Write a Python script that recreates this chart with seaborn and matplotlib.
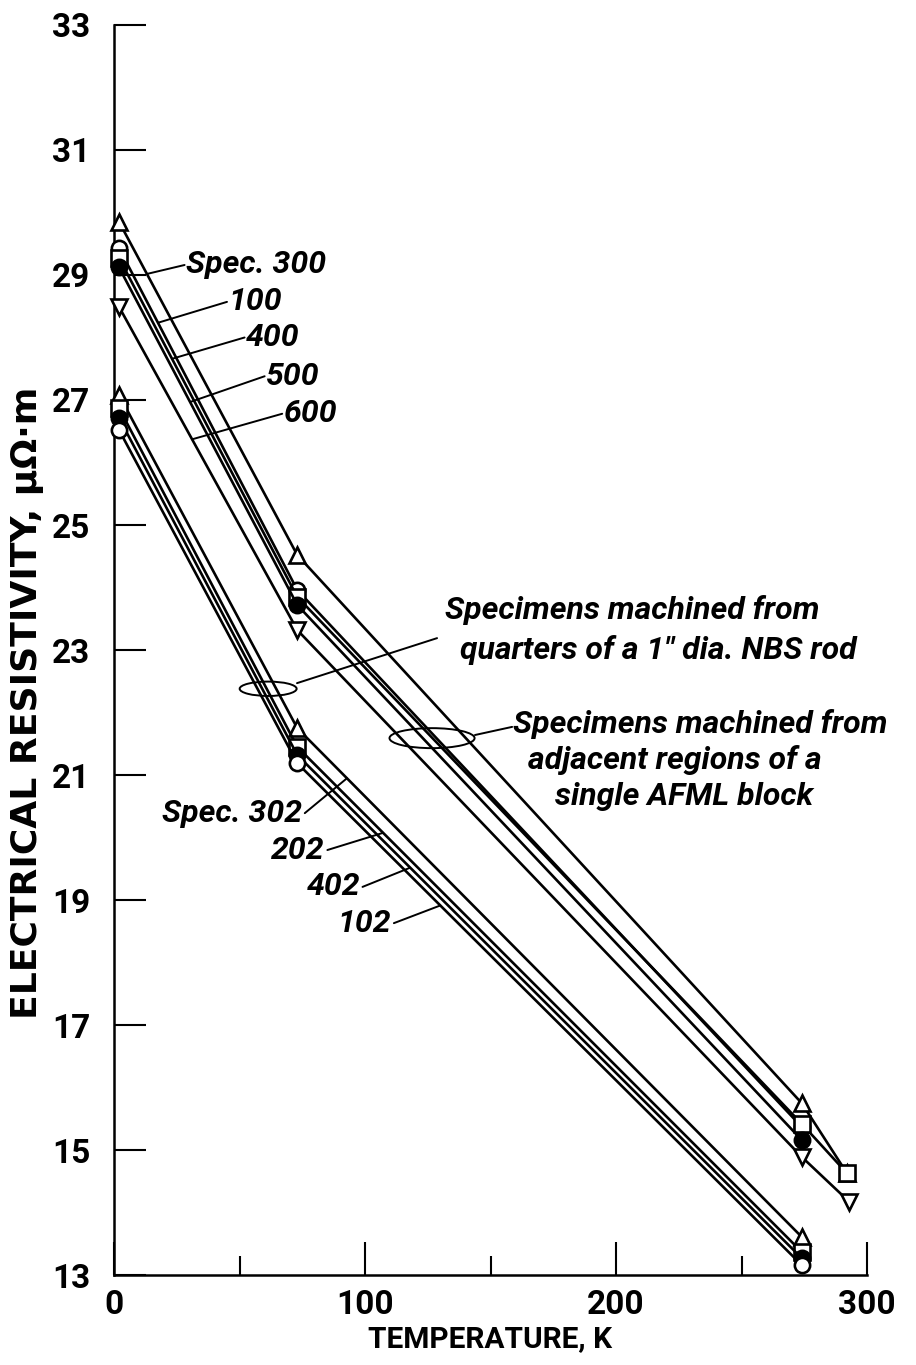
import numpy as np
import pandas as pd
import matplotlib
matplotlib.use("Agg")
import matplotlib.pyplot as plt
from matplotlib.patches import Ellipse
import seaborn as sns

# ---- data -------------------------------------------------------------
# NBS rod specimens (upper family)
t_upper = [2, 73, 274, 292]
t_short = [2, 73, 274]
t_600 = [2, 73, 274, 293]
spec300 = [29.85, 24.52, 15.75, 14.63]
spec100 = [29.43, 23.96, 15.37]
spec400 = [29.27, 23.85, 15.42, 14.63]
spec500 = [29.12, 23.72, 15.16]
spec600 = [28.49, 23.32, 14.89, 14.17]

# AFML block specimens (lower family)
t_lower = [2, 73, 274]
spec302 = [27.08, 21.75, 13.61]
spec202 = [26.87, 21.45, 13.37]
spec402 = [26.71, 21.32, 13.27]
spec102 = [26.52, 21.19, 13.16]

y_ticks = [13, 15, 17, 19, 21, 23, 25, 27, 29, 31, 33]
x_ticks = [0, 100, 200, 300]

# ---- style --------------------------------------------------------------
sns.set_style("ticks")
FAM = ["Roboto", "DejaVu Sans"]
plt.rcParams["font.family"] = FAM
plt.rcParams["font.weight"] = "bold"
for key in ("text.color", "axes.labelcolor", "xtick.color", "ytick.color",
            "axes.edgecolor"):
    plt.rcParams[key] = "black"

fig = plt.figure(figsize=(9.16, 13.65), dpi=100)
ax = fig.add_axes([0.1245, 0.0659, 0.822, 0.9158])

series = [
    # (label, temps, values, marker, face)
    ("300", t_upper, spec300, "^", "white"),
    ("100", t_short, spec100, "o", "white"),
    ("400", t_upper, spec400, "s", "white"),
    ("500", t_short, spec500, "o", "black"),
    ("600", t_600, spec600, "v", "white"),
    ("302", t_lower, spec302, "^", "white"),
    ("202", t_lower, spec202, "s", "white"),
    ("402", t_lower, spec402, "o", "black"),
    ("102", t_lower, spec102, "o", "white"),
]

for name, tt, vv, mk, face in series:
    df = pd.DataFrame({"T": tt, "rho": vv})
    sns.lineplot(data=df, x="T", y="rho", ax=ax, color="black", lw=1.9,
                 marker=mk, markersize=11, markerfacecolor=face,
                 markeredgecolor="black", markeredgewidth=1.9,
                 clip_on=False, zorder=3)

ax.set_xlim(0, 300)
ax.set_ylim(13, 33)
ax.set_xticks(x_ticks)
ax.set_xticks([50, 150, 250], minor=True)
ax.set_yticks(y_ticks)
ax.set_xticklabels([str(v) for v in x_ticks])
ax.set_yticklabels([str(v) for v in y_ticks])
sns.despine(ax=ax)
for s in ("left", "bottom"):
    ax.spines[s].set_linewidth(1.8)
ax.tick_params(axis="y", direction="in", length=23, width=1.5, pad=17,
               labelsize=24)
ax.tick_params(axis="x", which="major", direction="in", length=24, width=1.5,
               pad=10, labelsize=24)
ax.tick_params(axis="x", which="minor", direction="in", length=14, width=1.5)
for lab in ax.get_xticklabels() + ax.get_yticklabels():
    lab.set_fontweight("bold")

ax.set_xlabel("TEMPERATURE, K", fontsize=21.5, fontweight="bold", labelpad=3)
ax.set_ylabel("ELECTRICAL RESISTIVITY, \u03bc\u03a9\u00b7m", fontsize=26,
              fontweight="bold", family=["DejaVu Sans"])
ax.yaxis.set_label_coords(-0.093, 0.458)

TXT = dict(fontsize=23, fontweight="bold", fontstyle="italic", family=FAM,
           color="black")
LEAD = dict(arrowstyle="-", color="black", lw=1.4, shrinkA=0, shrinkB=0)


def on_line(x, tt, vv):
    return float(np.interp(x, tt, vv))


# labels for the NBS family: (text, series temps, values, x on line, text x, text y)
upper_labels = [
    ("Spec. 300", t_upper, spec300, 13.1, 28.6, 29.16),
    ("100", t_short, spec100, 17.5, 45.5, 28.57),
    ("400", t_upper, spec400, 23.1, 52.5, 28.0),
    ("500", t_short, spec500, 30.3, 60.5, 27.38),
    ("600", t_600, spec600, 31.1, 67.5, 26.78),
]
for txt, tt, vv, xl, xt, yt in upper_labels:
    ax.annotate("", xy=(xl, on_line(xl, tt, vv)), xytext=(xt - 0.5, yt + 0.0),
                arrowprops=LEAD)
    ax.text(xt, yt, txt, ha="left", va="center", **TXT)

# labels for the AFML family
lower_labels = [
    ("Spec. 302", t_lower, spec302, 92.8, 75.0, 20.39),
    ("202", t_lower, spec202, 107.2, 84.0, 19.80),
    ("402", t_lower, spec402, 118.0, 98.0, 19.21),
    ("102", t_lower, spec102, 130.0, 110.5, 18.63),
]
for txt, tt, vv, xl, xt, yt in lower_labels:
    ax.annotate("", xy=(xl, on_line(xl, tt, vv)), xytext=(xt + 1.0, yt),
                arrowprops=LEAD)
    ax.text(xt, yt, txt, ha="right", va="center", **TXT)

# group callouts
ax.add_patch(Ellipse((61.4, 22.38), 22.7, 0.23, fill=False, ec="black",
                     lw=1.4, zorder=4))
ax.annotate("", xy=(72.9, 22.47), xytext=(128.7, 23.19), arrowprops=LEAD)
ax.text(131.9, 23.64, "Specimens machined from", ha="left", va="center", **TXT)
ax.text(138.0, 23.0, "quarters of a 1\u2033 dia. NBS rod", ha="left",
        va="center", **TXT)

ax.add_patch(Ellipse((126.7, 21.59), 33.9, 0.32, fill=False, ec="black",
                     lw=1.4, zorder=4))
ax.annotate("", xy=(143.8, 21.64), xytext=(158.6, 21.77), arrowprops=LEAD)
ax.text(159.0, 21.82, "Specimens machined from", ha="left", va="center", **TXT)
ax.text(165.0, 21.24, "adjacent regions of a", ha="left", va="center", **TXT)
ax.text(175.7, 20.66, "single AFML block", ha="left", va="center", **TXT)

fig.savefig("out.png", dpi=100, facecolor="white")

> **Your instructions**:
Using the material above, return every line exactly as it appears, minus the pictures.

> **Response to this task**:
Write a Python script that recreates this chart with seaborn and matplotlib.
import numpy as np
import pandas as pd
import matplotlib
matplotlib.use("Agg")
import matplotlib.pyplot as plt
from matplotlib.patches import Ellipse
import seaborn as sns

# ---- data -------------------------------------------------------------
# NBS rod specimens (upper family)
t_upper = [2, 73, 274, 292]
t_short = [2, 73, 274]
t_600 = [2, 73, 274, 293]
spec300 = [29.85, 24.52, 15.75, 14.63]
spec100 = [29.43, 23.96, 15.37]
spec400 = [29.27, 23.85, 15.42, 14.63]
spec500 = [29.12, 23.72, 15.16]
spec600 = [28.49, 23.32, 14.89, 14.17]

# AFML block specimens (lower family)
t_lower = [2, 73, 274]
spec302 = [27.08, 21.75, 13.61]
spec202 = [26.87, 21.45, 13.37]
spec402 = [26.71, 21.32, 13.27]
spec102 = [26.52, 21.19, 13.16]

y_ticks = [13, 15, 17, 19, 21, 23, 25, 27, 29, 31, 33]
x_ticks = [0, 100, 200, 300]

# ---- style --------------------------------------------------------------
sns.set_style("ticks")
FAM = ["Roboto", "DejaVu Sans"]
plt.rcParams["font.family"] = FAM
plt.rcParams["font.weight"] = "bold"
for key in ("text.color", "axes.labelcolor", "xtick.color", "ytick.color",
            "axes.edgecolor"):
    plt.rcParams[key] = "black"

fig = plt.figure(figsize=(9.16, 13.65), dpi=100)
ax = fig.add_axes([0.1245, 0.0659, 0.822, 0.9158])

series = [
    # (label, temps, values, marker, face)
    ("300", t_upper, spec300, "^", "white"),
    ("100", t_short, spec100, "o", "white"),
    ("400", t_upper, spec400, "s", "white"),
    ("500", t_short, spec500, "o", "black"),
    ("600", t_600, spec600, "v", "white"),
    ("302", t_lower, spec302, "^", "white"),
    ("202", t_lower, spec202, "s", "white"),
    ("402", t_lower, spec402, "o", "black"),
    ("102", t_lower, spec102, "o", "white"),
]

for name, tt, vv, mk, face in series:
    df = pd.DataFrame({"T": tt, "rho": vv})
    sns.lineplot(data=df, x="T", y="rho", ax=ax, color="black", lw=1.9,
                 marker=mk, markersize=11, markerfacecolor=face,
                 markeredgecolor="black", markeredgewidth=1.9,
                 clip_on=False, zorder=3)

ax.set_xlim(0, 300)
ax.set_ylim(13, 33)
ax.set_xticks(x_ticks)
ax.set_xticks([50, 150, 250], minor=True)
ax.set_yticks(y_ticks)
ax.set_xticklabels([str(v) for v in x_ticks])
ax.set_yticklabels([str(v) for v in y_ticks])
sns.despine(ax=ax)
for s in ("left", "bottom"):
    ax.spines[s].set_linewidth(1.8)
ax.tick_params(axis="y", direction="in", length=23, width=1.5, pad=17,
               labelsize=24)
ax.tick_params(axis="x", which="major", direction="in", length=24, width=1.5,
               pad=10, labelsize=24)
ax.tick_params(axis="x", which="minor", direction="in", length=14, width=1.5)
for lab in ax.get_xticklabels() + ax.get_yticklabels():
    lab.set_fontweight("bold")

ax.set_xlabel("TEMPERATURE, K", fontsize=21.5, fontweight="bold", labelpad=3)
ax.set_ylabel("ELECTRICAL RESISTIVITY, \u03bc\u03a9\u00b7m", fontsize=26,
              fontweight="bold", family=["DejaVu Sans"])
ax.yaxis.set_label_coords(-0.093, 0.458)

TXT = dict(fontsize=23, fontweight="bold", fontstyle="italic", family=FAM,
           color="black")
LEAD = dict(arrowstyle="-", color="black", lw=1.4, shrinkA=0, shrinkB=0)


def on_line(x, tt, vv):
    return float(np.interp(x, tt, vv))


# labels for the NBS family: (text, series temps, values, x on line, text x, text y)
upper_labels = [
    ("Spec. 300", t_upper, spec300, 13.1, 28.6, 29.16),
    ("100", t_short, spec100, 17.5, 45.5, 28.57),
    ("400", t_upper, spec400, 23.1, 52.5, 28.0),
    ("500", t_short, spec500, 30.3, 60.5, 27.38),
    ("600", t_600, spec600, 31.1, 67.5, 26.78),
]
for txt, tt, vv, xl, xt, yt in upper_labels:
    ax.annotate("", xy=(xl, on_line(xl, tt, vv)), xytext=(xt - 0.5, yt + 0.0),
                arrowprops=LEAD)
    ax.text(xt, yt, txt, ha="left", va="center", **TXT)

# labels for the AFML family
lower_labels = [
    ("Spec. 302", t_lower, spec302, 92.8, 75.0, 20.39),
    ("202", t_lower, spec202, 107.2, 84.0, 19.80),
    ("402", t_lower, spec402, 118.0, 98.0, 19.21),
    ("102", t_lower, spec102, 130.0, 110.5, 18.63),
]
for txt, tt, vv, xl, xt, yt in lower_labels:
    ax.annotate("", xy=(xl, on_line(xl, tt, vv)), xytext=(xt + 1.0, yt),
                arrowprops=LEAD)
    ax.text(xt, yt, txt, ha="right", va="center", **TXT)

# group callouts
ax.add_patch(Ellipse((61.4, 22.38), 22.7, 0.23, fill=False, ec="black",
                     lw=1.4, zorder=4))
ax.annotate("", xy=(72.9, 22.47), xytext=(128.7, 23.19), arrowprops=LEAD)
ax.text(131.9, 23.64, "Specimens machined from", ha="left", va="center", **TXT)
ax.text(138.0, 23.0, "quarters of a 1\u2033 dia. NBS rod", ha="left",
        va="center", **TXT)

ax.add_patch(Ellipse((126.7, 21.59), 33.9, 0.32, fill=False, ec="black",
                     lw=1.4, zorder=4))
ax.annotate("", xy=(143.8, 21.64), xytext=(158.6, 21.77), arrowprops=LEAD)
ax.text(159.0, 21.82, "Specimens machined from", ha="left", va="center", **TXT)
ax.text(165.0, 21.24, "adjacent regions of a", ha="left", va="center", **TXT)
ax.text(175.7, 20.66, "single AFML block", ha="left", va="center", **TXT)

fig.savefig("out.png", dpi=100, facecolor="white")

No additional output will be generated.